La vieille Fatima, mère de six enfants, a signalé, pour sa part, qu’elle ne prépare plus du « pain-maison ». « Tout est disponible dans les boulangeries qui panifient toutes sortes de pain, aiguisant les sens de la vue et de l’odorat du jeuneur qui succombe à la tentation et achète le double de ses besoins quotidiens sans se soucier du pain abandonné dans les décharges », déplore-t-elle.
Absence de culture de consommation
Pour plusieurs personnes interrogées par l’APS, c’est l’absence d’une culture de consommation qui est à l’origine de ce gaspillage. Dans ce cadre, Zaki Hariz, président de l’association de protection et orientation du consommateur et son environnement de la wilaya d’Oran et président de la Fédération algérienne des consommateurs, souligne qu’en dépit des campagnes menées avant et au début du mois du ramadhan, notamment par le biais des médias, le phénomène persiste.

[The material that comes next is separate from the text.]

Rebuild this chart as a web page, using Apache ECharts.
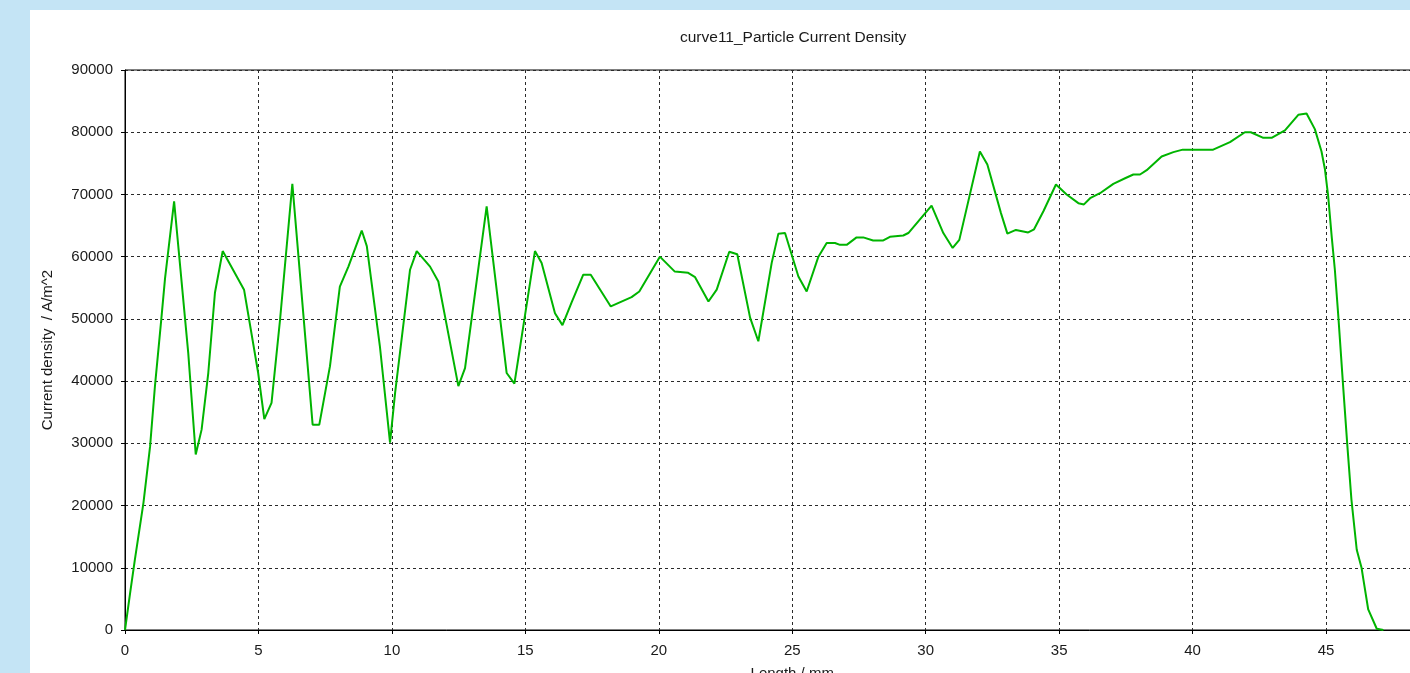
<!DOCTYPE html>
<html>
<head>
<meta charset="utf-8">
<title>curve11_Particle Current Density</title>
<script src="https://cdn.jsdelivr.net/npm/echarts@6/dist/echarts.min.js"></script>
<style>
  html, body { margin: 0; padding: 0; background: #c4e4f5; }
  #chart { width: 1410px; height: 673px; }
</style>
</head>
<body>
<div id="chart"></div>
<script>
// Particle current density along the length of curve11
const lengthMm = [
  0, 0.19, 0.37, 0.69, 0.94, 1.12, 1.37, 1.50, 1.84, 2.37, 2.65, 2.87, 3.12, 3.37, 3.66,
  4.46, 4.99, 5.22, 5.49, 5.81, 6.27, 7.03, 7.28, 7.68, 8.05, 8.37, 8.87, 9.06, 9.55, 9.93,
  10.12, 10.68, 10.93, 11.43, 11.74, 11.99, 12.49, 12.74, 13.55, 14.30, 14.59, 15.36, 15.61,
  16.11, 16.39, 16.73, 17.17, 17.45, 18.20, 18.98, 19.27, 20.04, 20.60, 21.10, 21.36, 21.86,
  22.17, 22.64, 22.94, 23.42, 23.73, 24.23, 24.48, 24.73, 25.23, 25.54, 25.98, 26.29, 26.60,
  26.79, 27.04, 27.41, 27.66, 28.03, 28.41, 28.66, 29.16, 29.35, 30.22, 30.66, 31.01, 31.26,
  32.03, 32.31, 32.82, 33.06, 33.38, 33.84, 34.06, 34.41, 34.88, 35.28, 35.72, 35.93, 36.16,
  36.53, 37.03, 37.47, 37.78, 38.03, 38.28, 38.84, 39.28, 39.63, 40.77, 41.40, 41.96, 42.18,
  42.65, 42.96, 43.46, 43.96, 44.27, 44.58, 44.83, 44.96, 45.08, 45.21, 45.33, 45.46, 45.65,
  45.80, 45.95, 46.15, 46.33, 46.40, 46.58, 46.90, 47.15
];
const currentDensity = [
  0, 5900, 11300, 20400, 29500, 39100, 50400, 56500, 68900, 44500, 28200, 32200, 41300, 54200, 60900,
  54700, 41300, 33900, 36500, 49900, 71700, 33000, 33000, 42400, 55200, 58400, 64200, 61700, 45600, 30100,
  38100, 57900, 60900, 58400, 56000, 50400, 39200, 42100, 68100, 41300, 39600, 60900, 59000,
  50900, 49000, 52600, 57100, 57100, 52000, 53500, 54400, 60000, 57600, 57400, 56700, 52800,
  54700, 60800, 60400, 50200, 46400, 59000, 63700, 63800, 56800, 54400, 60000, 62200, 62200,
  61900, 61900, 63100, 63100, 62600, 62600, 63200, 63400, 63800, 68200, 63800, 61400, 62700,
  76900, 74800, 67000, 63700, 64300, 63900, 64400, 67300, 71600, 70000, 68600, 68400, 69400,
  70200, 71700, 72600, 73200, 73200, 73900, 76100, 76800, 77200, 77200, 78400, 80000, 80000,
  79100, 79100, 80300, 82800, 83000, 80500, 76900, 74000, 69700, 63300, 57900, 50400, 38600,
  29500, 21000, 12900, 10000, 8100, 3300, 200, 0
];

const titleText = 'curve11_Particle Current Density';
const xName = 'Length / mm';
const yName = 'Current density  / A/m^2';

const points = lengthMm.map((x, i) => [x, currentDensity[i]]);

const FONT = '"Liberation Sans", Arial, sans-serif';
const TEXT_COLOR = '#1a1a1a';
const gridDash = { color: '#2a2a2a', type: [3, 3], width: 1 };
const plainNumber = v => String(v);

const chart = echarts.init(document.getElementById('chart'), null, { renderer: 'canvas' });
chart.setOption({
  animation: false,
  backgroundColor: '#c4e4f5',
  graphic: [{
    type: 'rect',
    z: -100,
    silent: true,
    shape: { x: 30, y: 10, width: 1380, height: 663 },
    style: { fill: '#ffffff' }
  }],
  title: {
    text: titleText,
    left: 675,
    top: 25,
    textStyle: { fontFamily: FONT, fontSize: 15.5, fontWeight: 'normal', color: TEXT_COLOR }
  },
  grid: {
    left: 125,
    top: 70,
    width: 1334.5,
    height: 560,
    containLabel: false,
    outerBoundsMode: 'none',
    show: true,
    borderColor: '#000',
    borderWidth: 1,
    backgroundColor: 'transparent'
  },
  xAxis: {
    type: 'value',
    min: 0,
    max: 50,
    interval: 5,
    name: xName,
    nameLocation: 'middle',
    nameGap: 36,
    nameTextStyle: { fontFamily: FONT, fontSize: 15, color: TEXT_COLOR },
    axisLine: { show: true, lineStyle: { color: '#000', width: 1 } },
    axisTick: { show: true, inside: false, length: 4, lineStyle: { color: '#000' } },
    axisLabel: { fontFamily: FONT, fontSize: 15, color: TEXT_COLOR, margin: 13, formatter: plainNumber },
    splitLine: { show: true, lineStyle: gridDash }
  },
  yAxis: {
    type: 'value',
    min: 0,
    max: 90000,
    interval: 10000,
    name: yName,
    nameLocation: 'middle',
    nameGap: 70,
    nameTextStyle: { fontFamily: FONT, fontSize: 15, color: TEXT_COLOR },
    axisLine: { show: true, lineStyle: { color: '#000', width: 1 } },
    axisTick: { show: true, inside: false, length: 4, lineStyle: { color: '#000' } },
    axisLabel: { fontFamily: FONT, fontSize: 15, color: TEXT_COLOR, margin: 12, formatter: plainNumber },
    splitLine: { show: true, lineStyle: gridDash }
  },
  series: [{
    type: 'line',
    data: points,
    showSymbol: false,
    symbol: 'none',
    clip: true,
    lineStyle: { color: '#00b400', width: 2 },
    z: 3
  }]
});
</script>
</body>
</html>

« Les campagnes de sensibilisation des familles algériennes sur la nécessité de rationaliser la consommation du pain, denrée alimentaire indispensable dans toutes les meïdas algériennes, restent insuffisantes et sans effet notable sur le comportement du consommateur », reconnait-il.
Selon lui, des statistiques montrent que durant le ramadhan 50 millions de pains sont acquis par les consommateurs dont 20 pourcent sont jetés dans des décharges. « Nous n’avons pas une culture de consommation. Pour éviter ce gaspillage, il suffit de congeler le pain supplémentaire et le consommer le lendemain, sans pour autant le jeter », conseille-t-il.
Zaki Hariz explique le gaspillage de ce produit vital par deux facteurs qui sont le prix et la qualité. Le consommateur achète son pain quotidien entre 8, 50 et 10 dinars l’unité alors que son coût réel est de 12 dinars. Ce prix est subventionné par l’Etat et donc à la portée de tous, d’où ce gaspillage à grande échelle. Quant à la mauvaise qualité du produit, elle affecte négativement sur la consommation. Le pain perd sa fraicheur et son élasticité quelques heures après sa panification et sa cuisson.
« Les gens ont tendance à jeter ce produit et en acquérir d’autres », explique le responsable, qui déplore le manque de professionnalisme des boulangers qui ne maitrisent pas les normes et les techniques de la profession, en l’absence d’écoles spécialisées.
Dans ce contexte, il a rappelé le projet retenu par le ministère du commerce visant à améliorer la qualité du pain en le panifiant avec une farine nutritive. « Ce projet n’a pas abouti en raison de la cherté de cette farine importée », indique-t-il, en soulignant que l’association qu’il représente réitère son appel à une nouvelle réflexion sur ce projet.